Altro che 600 mila euro di guadagno. Almeno quattro volte tanto, cioè quasi due milioni e mezzo di euro, avrebbe potuto o dovuto guadagnare, stando alle sue abitudini, l’allora editore di Repubblica se avesse voluto approfittare davvero delle notizie apprese da Renzi sulla riforma delle banche popolari, secondo il suo racconto alla Consob, sulla porta dell’ascensore di Palazzo Chigi. Dove il presidente del Consiglio l’aveva accompagnato personalmente dopo la solita colazione di prima mattina. E alla presenza, peraltro, del commesso di servizio.
A parte tutte queste osservazioni, servite presumibilmente al pubblico ministero Pesci per chiedere l’archiviazione e alla Consob per chiudere il caso, sulla natura e sul contenuto dello scoop del Fatto Quotidiano ci sarebbe da porsi una domanda tutta giornalistica.

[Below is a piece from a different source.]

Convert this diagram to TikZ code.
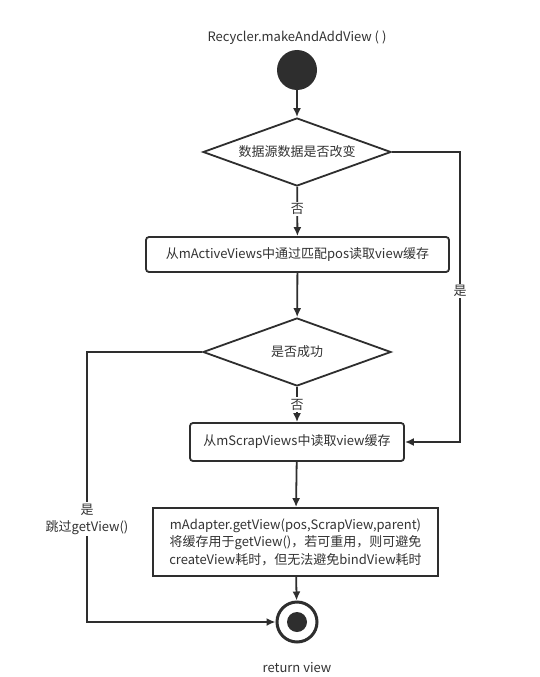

Ma di un giornalismo elementare, da approccio al nostro mestiere.
Mi chiedo, in particolare, se la notizia stia più nella presunta, assai presunta conduzione di “nuove indagini” da parte del gip, che si è solo limitato a convocare indagato e pubblico ministero, o nel tempo – quasi due anni - che il giudice ha impiegato per prendere questa decisione.
E un po’ come tornare a chiedersi se fa più notizia il cane che morde l’uomo o l’uomo che morde il cane. Beh, quei quasi due anni che sono stati necessari - forse per validissime ragioni, per carità - ad un giudice per convocare la sua camera di consiglio riservata assomigliano un po’ all’uomo che morde il cane. Questa, sì, che è la notizia. Una notizia non dico inquietante, come pure verrebbe voglia di pensare di primo acchito, ma assai sfortunata, essendo arrivata o essendo stata diffusa in coincidenza con le ultime battute di una campagna elettorale. E che campagna elettorale.